Taken together, the 45-month prison term, followed by 15-months’ home confinement, represent the maximum amount of time Jarvis could have been sentenced to.

In court, prosecutors laid out their allegations against Jarvis, saying the man used his position as an attorney to not only look up court records at the behest of the so-called “Herrera Drug Trafficking Organization” or “Herrera DTO,” but also that he instructed its drug runners to mislead law enforcement.

“Mr. Jarvis either told them to falsify information” or not to cooperate with investigators, Assistant U.S. Attorney Roberto “Bobby” Lopez Jr. said.

Lopez was speaking of one instance in particular, when Jarvis visited a person being held at the Hidalgo County jail, though he never filed a notice of appearance as an attorney for that person.

Instead, just a few hours after Jarvis’ visit with the prisoner, another attorney, Lennard K. Whittaker, paid a visit to the same person. Whittaker is on record as that person’s defense attorney.

Though claiming no recollection of the instance, Jarvis insisted the visit must have been a routine attempt to retain the person as his client.

Prosecutors believe the visit was meant to persuade the prisoner to not cooperate with investigators.

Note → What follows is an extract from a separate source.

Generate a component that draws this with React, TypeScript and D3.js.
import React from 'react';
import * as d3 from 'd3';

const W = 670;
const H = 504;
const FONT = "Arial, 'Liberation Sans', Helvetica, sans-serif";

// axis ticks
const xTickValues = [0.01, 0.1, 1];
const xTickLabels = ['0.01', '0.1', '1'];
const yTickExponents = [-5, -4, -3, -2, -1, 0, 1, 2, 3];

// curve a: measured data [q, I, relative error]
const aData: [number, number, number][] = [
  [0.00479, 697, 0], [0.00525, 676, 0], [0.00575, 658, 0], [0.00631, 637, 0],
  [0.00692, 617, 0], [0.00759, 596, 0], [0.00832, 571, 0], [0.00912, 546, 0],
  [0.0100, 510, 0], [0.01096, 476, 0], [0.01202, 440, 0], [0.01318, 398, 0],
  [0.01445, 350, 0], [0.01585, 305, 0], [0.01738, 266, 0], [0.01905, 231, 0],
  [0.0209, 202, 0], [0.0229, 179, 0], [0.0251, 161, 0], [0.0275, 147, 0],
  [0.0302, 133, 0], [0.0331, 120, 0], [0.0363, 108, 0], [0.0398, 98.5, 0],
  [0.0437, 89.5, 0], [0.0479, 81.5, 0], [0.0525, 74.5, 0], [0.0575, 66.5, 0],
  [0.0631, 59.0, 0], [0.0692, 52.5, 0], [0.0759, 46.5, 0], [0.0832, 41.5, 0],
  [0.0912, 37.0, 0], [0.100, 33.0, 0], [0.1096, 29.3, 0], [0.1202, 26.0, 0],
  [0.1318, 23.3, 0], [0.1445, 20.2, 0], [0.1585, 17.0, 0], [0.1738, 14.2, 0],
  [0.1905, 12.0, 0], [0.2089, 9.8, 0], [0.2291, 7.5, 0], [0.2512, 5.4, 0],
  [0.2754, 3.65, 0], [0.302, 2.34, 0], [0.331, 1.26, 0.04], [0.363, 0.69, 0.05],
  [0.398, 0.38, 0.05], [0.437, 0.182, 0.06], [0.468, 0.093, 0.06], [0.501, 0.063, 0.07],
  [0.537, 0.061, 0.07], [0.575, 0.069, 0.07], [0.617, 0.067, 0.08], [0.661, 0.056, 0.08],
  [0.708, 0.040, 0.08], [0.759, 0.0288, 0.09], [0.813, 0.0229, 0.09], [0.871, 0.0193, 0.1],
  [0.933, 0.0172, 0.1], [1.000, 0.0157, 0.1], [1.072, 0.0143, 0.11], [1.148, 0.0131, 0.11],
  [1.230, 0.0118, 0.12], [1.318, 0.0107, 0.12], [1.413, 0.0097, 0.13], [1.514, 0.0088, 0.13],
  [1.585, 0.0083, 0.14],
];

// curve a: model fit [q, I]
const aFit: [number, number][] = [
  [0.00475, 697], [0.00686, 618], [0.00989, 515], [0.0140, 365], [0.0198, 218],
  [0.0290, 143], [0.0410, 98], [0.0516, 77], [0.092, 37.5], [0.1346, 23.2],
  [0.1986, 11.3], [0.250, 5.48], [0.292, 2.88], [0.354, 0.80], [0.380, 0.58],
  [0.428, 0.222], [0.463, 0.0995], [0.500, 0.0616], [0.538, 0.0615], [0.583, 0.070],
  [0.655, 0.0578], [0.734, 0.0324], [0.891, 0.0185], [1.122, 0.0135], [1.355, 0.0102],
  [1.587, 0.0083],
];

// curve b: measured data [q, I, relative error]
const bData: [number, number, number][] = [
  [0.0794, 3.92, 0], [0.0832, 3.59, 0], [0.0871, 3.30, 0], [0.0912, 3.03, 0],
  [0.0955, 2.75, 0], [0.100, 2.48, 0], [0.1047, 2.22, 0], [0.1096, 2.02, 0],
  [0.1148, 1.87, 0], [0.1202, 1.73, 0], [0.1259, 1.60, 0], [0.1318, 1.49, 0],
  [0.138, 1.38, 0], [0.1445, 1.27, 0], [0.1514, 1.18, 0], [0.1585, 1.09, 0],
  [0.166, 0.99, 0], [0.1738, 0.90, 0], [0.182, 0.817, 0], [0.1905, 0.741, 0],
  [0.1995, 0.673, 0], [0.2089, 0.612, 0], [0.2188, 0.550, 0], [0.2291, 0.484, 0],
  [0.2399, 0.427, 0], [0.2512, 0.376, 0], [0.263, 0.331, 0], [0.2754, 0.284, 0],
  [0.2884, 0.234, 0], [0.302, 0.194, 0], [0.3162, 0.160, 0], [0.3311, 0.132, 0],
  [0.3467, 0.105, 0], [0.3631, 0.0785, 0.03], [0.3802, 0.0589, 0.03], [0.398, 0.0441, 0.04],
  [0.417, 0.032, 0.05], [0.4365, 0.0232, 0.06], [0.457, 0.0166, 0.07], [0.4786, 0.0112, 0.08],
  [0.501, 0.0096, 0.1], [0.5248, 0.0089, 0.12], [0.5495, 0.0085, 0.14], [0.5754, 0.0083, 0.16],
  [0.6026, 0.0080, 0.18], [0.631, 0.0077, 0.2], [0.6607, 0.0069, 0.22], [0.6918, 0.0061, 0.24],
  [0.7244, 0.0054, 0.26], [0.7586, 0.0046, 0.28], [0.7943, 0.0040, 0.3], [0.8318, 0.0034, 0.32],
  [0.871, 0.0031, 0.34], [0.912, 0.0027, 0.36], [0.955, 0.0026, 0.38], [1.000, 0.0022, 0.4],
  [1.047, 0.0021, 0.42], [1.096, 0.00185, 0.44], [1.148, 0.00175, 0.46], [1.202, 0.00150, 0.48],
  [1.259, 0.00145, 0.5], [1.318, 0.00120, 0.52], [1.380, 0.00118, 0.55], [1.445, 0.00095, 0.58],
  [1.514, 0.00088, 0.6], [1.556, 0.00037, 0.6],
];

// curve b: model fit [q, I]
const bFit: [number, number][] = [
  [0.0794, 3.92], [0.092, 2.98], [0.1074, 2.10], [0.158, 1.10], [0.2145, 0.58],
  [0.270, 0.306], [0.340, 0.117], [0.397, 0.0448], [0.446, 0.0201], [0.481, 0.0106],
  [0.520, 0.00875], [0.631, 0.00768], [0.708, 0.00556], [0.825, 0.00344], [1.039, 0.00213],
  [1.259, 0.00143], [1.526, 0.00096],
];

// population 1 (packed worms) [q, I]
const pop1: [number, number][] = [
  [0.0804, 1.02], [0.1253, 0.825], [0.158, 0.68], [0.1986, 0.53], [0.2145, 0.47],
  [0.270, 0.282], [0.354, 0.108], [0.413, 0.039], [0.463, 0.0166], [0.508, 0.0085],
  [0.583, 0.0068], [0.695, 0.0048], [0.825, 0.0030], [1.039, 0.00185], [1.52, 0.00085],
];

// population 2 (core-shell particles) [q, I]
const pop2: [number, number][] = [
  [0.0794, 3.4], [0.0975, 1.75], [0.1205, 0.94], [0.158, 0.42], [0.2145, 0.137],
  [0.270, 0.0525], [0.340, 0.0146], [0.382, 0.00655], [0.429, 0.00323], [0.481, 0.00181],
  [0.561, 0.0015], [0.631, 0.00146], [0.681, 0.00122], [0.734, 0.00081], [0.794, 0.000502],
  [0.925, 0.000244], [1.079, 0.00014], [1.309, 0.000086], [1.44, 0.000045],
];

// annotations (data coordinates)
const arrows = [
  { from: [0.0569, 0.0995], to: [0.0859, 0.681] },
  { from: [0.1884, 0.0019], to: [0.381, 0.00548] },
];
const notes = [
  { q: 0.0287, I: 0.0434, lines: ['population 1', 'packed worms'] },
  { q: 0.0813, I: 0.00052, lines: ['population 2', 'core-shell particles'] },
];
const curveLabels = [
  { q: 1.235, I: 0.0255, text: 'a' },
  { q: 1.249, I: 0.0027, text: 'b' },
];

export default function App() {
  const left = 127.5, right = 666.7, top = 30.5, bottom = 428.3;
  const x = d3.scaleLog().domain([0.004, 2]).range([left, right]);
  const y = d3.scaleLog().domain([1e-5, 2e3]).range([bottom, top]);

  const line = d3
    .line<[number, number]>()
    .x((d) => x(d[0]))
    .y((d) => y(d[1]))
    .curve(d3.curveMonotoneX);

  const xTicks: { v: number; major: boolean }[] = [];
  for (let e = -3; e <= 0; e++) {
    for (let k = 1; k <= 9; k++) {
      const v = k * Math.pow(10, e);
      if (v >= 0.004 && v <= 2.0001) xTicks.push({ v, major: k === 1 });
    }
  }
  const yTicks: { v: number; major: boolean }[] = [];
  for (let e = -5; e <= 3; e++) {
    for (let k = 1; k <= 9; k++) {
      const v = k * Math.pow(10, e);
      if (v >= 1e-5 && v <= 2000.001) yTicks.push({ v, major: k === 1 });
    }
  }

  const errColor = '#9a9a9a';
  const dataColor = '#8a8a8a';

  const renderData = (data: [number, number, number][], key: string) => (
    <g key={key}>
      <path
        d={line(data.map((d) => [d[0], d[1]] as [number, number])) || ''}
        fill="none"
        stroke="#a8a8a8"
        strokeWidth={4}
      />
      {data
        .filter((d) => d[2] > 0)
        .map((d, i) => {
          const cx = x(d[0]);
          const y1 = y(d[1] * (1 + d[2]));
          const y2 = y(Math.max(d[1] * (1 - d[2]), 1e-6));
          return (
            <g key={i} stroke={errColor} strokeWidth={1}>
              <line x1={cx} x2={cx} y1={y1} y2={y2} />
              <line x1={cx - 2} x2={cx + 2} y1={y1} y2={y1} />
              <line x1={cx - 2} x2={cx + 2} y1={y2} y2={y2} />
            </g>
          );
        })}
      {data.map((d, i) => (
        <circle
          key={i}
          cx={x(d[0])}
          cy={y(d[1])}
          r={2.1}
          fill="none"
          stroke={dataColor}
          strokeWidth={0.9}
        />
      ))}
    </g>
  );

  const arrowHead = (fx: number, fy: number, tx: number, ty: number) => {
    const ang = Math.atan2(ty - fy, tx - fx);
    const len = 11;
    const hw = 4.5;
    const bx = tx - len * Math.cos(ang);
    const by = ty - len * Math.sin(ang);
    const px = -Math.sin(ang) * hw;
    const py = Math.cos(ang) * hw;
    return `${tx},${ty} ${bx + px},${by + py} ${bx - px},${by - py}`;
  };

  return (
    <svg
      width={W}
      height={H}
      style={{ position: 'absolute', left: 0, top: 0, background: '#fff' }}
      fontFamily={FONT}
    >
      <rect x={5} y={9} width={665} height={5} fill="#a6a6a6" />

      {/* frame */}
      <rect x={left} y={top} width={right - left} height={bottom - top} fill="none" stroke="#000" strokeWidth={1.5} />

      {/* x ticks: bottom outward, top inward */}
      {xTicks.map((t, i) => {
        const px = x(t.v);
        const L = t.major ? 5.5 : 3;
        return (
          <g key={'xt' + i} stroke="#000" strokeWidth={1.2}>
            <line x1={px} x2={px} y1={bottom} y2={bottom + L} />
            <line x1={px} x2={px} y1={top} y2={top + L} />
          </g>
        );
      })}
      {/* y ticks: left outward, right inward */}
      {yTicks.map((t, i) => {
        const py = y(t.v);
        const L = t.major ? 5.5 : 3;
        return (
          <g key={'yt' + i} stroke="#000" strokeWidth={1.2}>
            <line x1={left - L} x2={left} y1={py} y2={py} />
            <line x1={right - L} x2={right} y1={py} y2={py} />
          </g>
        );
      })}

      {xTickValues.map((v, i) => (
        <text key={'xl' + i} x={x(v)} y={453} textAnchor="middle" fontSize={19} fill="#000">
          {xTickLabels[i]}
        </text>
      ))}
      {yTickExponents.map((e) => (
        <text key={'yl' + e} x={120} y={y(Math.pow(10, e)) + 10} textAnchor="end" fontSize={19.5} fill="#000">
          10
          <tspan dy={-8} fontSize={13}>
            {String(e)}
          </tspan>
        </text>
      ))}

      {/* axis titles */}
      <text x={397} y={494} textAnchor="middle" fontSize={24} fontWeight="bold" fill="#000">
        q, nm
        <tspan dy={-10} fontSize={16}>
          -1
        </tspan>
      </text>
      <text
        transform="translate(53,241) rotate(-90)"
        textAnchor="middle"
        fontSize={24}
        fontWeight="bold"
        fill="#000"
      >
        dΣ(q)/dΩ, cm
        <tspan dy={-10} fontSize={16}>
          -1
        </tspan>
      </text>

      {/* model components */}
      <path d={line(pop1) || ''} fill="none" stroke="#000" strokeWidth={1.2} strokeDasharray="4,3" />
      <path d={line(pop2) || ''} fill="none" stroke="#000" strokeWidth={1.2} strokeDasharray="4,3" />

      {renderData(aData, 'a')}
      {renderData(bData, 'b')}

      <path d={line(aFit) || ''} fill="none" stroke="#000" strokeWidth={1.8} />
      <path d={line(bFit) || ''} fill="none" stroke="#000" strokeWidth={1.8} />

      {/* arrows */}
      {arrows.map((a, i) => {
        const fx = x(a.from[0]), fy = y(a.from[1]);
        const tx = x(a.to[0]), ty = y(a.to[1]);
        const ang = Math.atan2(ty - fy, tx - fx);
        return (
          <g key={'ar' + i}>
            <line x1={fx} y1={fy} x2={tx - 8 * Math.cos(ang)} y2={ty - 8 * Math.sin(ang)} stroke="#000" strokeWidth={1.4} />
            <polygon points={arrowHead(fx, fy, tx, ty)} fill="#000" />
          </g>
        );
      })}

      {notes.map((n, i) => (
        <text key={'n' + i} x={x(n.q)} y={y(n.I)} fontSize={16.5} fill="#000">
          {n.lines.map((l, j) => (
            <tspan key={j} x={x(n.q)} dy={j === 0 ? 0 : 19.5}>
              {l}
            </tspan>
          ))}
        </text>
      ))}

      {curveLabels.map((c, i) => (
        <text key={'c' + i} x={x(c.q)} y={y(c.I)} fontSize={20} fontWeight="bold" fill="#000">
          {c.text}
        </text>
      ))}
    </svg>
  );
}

By contrast, Garcia said Jarvis had only been giving the type of advice any defense attorney would give: to not speak with law enforcement until advised by an attorney.

But Jarvis did more than visit prisoners associated with the Herrera DTO, Lopez said.

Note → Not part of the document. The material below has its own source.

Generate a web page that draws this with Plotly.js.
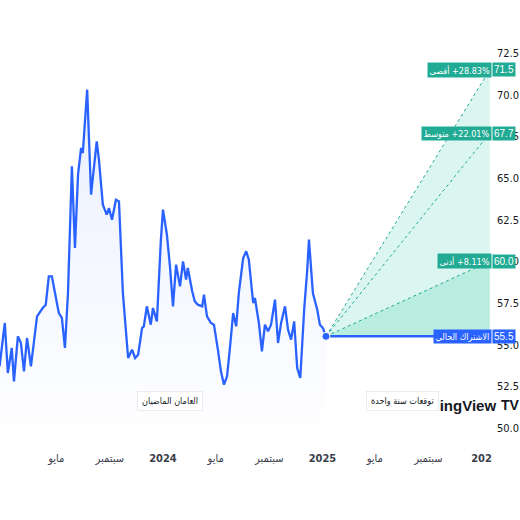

For nearly four years, the lawyer also used his access to PACER, the publicly accessible repository of federal court records, to supply the organization with information regarding law enforcement activities.

According to charging documents, Jarvis participated in the scheme from July 2017 through mid-May 2021. He pleaded guilty just two months later.

“You have anonymous calls being made… and within hours, Mr. Jarvis is searching for that name,” Lopez said in court Tuesday.

Jarvis would search the PACER database to confirm whether certain people were in custody — whether or not they were his clients. The Herrera DTO would subsequently pay him for his efforts.

In all, Jarvis admitted to eight instances of conveying information to the organization’s leader, Angel Herrera, though the government said they had “uncovered” more than 40 instances.

Herrera was later killed, but even his death did not deter Jarvis from selling information to the organization.

“If… learning that one of these drug traffickers was very brutally murdered doesn’t stop you… (it) goes to show how far Mr. Jarvis was in this organization,” Lopez said.

Despite admitting that he understood his relaying of information to the organization involved money laundering and drug trafficking, Jarvis denied being a part of the Herrera DTO itself.

Garcia asked for leniency for his client. Asking Hinojosa to take into account that the majority of the defendants related to Jarvis’ improper communications had been sentenced to less time than the 60-month maximum sentence Jarvis was facing.

Garcia pointed to the strong support network the disgraced attorney has, including a number of family members who were in the courtroom Tuesday, as well as the many people who wrote letters of support for Jarvis.

Jarvis himself was contrite, saying the ordeal had caused him to focus inward.

“I cannot describe… the inexpressible horror I have been suffering… that my family has been experiencing,” Jarvis said at the beginning of the sentencing hearing.

“(I’m) grateful to the Lord for his divine chastening…” he continued, before Hinojosa interrupted him.

“Isn’t it true there’s the belief — for those who believe — that human beings were given the ability to know right from wrong?” the judge asked Jarvis.

And in the end, it seemed that initial question — along with the public trust inherent with his career as a defense attorney, as well as his robust familial and social support — that seemed to sway the judge in handing down his sentence.

“This is a difficult case, but because of that, and because of the things he does have that others don’t, it puts us in a very difficult situation,” Hinojosa said.

“When it came to the rule of law and the oath that he took as a lawyer, he violated that oath,” the judge added a few moments later.